# Start of Dataset content

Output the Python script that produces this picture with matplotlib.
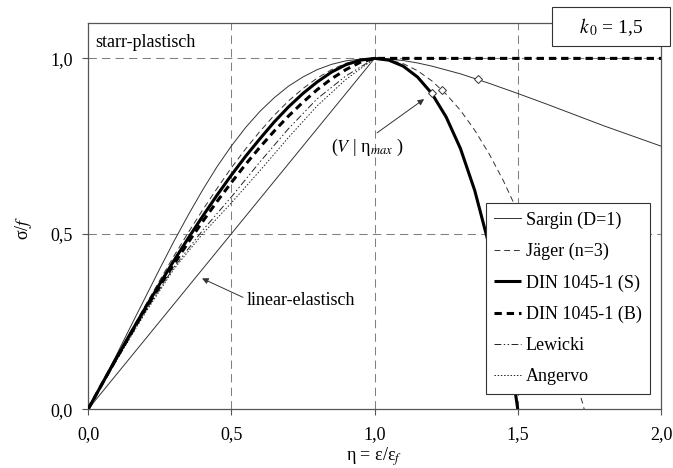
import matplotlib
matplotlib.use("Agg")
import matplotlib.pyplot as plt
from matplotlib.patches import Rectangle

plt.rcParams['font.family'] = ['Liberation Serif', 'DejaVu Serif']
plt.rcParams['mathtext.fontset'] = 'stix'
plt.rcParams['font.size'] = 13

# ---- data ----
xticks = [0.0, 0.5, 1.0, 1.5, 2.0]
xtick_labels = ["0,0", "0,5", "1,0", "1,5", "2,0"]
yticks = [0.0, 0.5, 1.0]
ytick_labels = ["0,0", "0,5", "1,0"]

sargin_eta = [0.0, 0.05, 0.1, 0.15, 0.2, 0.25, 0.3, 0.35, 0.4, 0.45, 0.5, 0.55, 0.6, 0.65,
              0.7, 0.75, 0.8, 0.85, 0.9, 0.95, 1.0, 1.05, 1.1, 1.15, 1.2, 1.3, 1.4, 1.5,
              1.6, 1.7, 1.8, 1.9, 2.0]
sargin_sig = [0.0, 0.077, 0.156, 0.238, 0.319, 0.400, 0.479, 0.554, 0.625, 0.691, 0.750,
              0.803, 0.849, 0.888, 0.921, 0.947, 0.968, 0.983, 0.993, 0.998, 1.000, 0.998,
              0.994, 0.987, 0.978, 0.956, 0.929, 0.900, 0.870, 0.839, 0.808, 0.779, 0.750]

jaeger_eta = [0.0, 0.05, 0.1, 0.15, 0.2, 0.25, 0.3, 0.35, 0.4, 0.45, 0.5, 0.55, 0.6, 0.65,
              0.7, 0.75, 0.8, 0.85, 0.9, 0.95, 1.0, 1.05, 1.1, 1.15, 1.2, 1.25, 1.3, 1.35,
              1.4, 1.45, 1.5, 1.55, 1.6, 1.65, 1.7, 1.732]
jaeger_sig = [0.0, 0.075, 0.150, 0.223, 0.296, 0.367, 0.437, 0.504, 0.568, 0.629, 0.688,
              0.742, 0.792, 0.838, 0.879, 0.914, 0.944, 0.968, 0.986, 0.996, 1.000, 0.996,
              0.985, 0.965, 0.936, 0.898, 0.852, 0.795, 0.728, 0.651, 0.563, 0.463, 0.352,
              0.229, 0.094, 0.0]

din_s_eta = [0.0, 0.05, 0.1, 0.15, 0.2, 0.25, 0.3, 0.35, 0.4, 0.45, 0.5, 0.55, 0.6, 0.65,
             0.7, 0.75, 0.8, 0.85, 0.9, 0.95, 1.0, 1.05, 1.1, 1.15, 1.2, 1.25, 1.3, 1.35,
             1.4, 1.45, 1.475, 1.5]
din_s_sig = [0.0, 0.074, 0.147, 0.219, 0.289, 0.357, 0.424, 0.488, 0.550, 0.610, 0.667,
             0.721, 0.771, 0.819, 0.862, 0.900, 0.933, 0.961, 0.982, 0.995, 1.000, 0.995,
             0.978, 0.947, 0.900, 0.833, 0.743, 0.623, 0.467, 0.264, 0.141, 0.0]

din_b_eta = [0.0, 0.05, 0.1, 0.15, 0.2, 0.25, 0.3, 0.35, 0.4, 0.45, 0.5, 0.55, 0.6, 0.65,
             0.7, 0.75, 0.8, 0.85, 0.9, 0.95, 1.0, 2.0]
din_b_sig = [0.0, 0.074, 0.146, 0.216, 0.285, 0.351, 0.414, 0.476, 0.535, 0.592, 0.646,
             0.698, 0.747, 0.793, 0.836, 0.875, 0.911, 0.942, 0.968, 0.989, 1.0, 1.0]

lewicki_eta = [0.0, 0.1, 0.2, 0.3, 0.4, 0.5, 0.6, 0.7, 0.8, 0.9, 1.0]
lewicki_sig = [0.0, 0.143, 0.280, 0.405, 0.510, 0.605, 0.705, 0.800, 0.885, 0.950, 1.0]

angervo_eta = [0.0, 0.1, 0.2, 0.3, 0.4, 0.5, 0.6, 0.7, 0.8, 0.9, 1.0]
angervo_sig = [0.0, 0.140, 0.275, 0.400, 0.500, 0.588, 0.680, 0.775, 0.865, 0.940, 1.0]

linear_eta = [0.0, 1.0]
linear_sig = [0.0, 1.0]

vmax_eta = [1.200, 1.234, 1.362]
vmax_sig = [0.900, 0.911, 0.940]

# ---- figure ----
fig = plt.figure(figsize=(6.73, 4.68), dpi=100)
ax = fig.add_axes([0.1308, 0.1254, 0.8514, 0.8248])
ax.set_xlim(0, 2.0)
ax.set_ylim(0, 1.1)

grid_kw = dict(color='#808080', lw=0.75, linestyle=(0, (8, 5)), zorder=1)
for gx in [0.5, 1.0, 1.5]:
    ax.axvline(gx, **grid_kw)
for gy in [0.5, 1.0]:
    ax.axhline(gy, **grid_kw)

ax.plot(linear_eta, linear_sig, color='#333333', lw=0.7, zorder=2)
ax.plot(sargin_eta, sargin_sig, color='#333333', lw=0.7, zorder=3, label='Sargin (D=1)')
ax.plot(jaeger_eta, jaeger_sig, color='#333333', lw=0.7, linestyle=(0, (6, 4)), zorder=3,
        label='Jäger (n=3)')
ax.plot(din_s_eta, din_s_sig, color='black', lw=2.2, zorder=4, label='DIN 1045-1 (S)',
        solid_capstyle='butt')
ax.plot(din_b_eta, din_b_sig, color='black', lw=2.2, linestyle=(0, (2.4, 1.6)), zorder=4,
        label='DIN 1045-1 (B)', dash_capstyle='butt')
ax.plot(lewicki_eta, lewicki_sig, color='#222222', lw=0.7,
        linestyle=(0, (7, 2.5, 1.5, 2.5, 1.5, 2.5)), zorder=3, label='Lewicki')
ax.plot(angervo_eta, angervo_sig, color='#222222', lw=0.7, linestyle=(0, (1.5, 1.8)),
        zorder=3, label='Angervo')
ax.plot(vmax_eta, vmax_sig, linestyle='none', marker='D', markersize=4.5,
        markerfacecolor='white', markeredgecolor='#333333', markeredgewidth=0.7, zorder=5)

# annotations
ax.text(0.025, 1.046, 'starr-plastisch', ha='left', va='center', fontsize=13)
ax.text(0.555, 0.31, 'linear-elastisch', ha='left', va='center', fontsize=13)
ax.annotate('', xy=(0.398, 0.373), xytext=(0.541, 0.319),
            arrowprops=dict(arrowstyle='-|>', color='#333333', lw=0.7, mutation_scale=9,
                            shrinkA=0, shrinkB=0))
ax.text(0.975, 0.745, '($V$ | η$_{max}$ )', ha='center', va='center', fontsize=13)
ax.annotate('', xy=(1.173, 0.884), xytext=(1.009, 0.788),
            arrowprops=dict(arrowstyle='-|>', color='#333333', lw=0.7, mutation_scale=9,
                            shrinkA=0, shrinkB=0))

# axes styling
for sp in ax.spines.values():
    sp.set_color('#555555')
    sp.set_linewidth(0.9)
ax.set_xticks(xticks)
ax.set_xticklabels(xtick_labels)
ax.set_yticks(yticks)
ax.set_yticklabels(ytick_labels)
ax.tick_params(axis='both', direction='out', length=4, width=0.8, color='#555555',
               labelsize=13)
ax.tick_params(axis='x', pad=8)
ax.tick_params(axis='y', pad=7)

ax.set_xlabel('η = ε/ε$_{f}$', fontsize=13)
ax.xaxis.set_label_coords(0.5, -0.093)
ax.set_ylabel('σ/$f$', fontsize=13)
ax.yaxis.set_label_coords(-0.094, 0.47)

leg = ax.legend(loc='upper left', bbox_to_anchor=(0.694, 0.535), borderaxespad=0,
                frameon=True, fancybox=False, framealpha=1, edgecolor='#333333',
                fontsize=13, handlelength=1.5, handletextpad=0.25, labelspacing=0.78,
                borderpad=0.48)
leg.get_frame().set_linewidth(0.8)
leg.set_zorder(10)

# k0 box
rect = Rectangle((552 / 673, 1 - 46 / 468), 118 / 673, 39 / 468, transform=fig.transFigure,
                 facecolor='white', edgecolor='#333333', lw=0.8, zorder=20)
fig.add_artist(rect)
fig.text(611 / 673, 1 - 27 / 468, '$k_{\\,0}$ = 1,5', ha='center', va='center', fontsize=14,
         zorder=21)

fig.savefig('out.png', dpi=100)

# End of Dataset content

▶ [Required work] In the material above, tally every line with the string "matplotlib" in it, then give that number alone.

▶ [Written solution] 5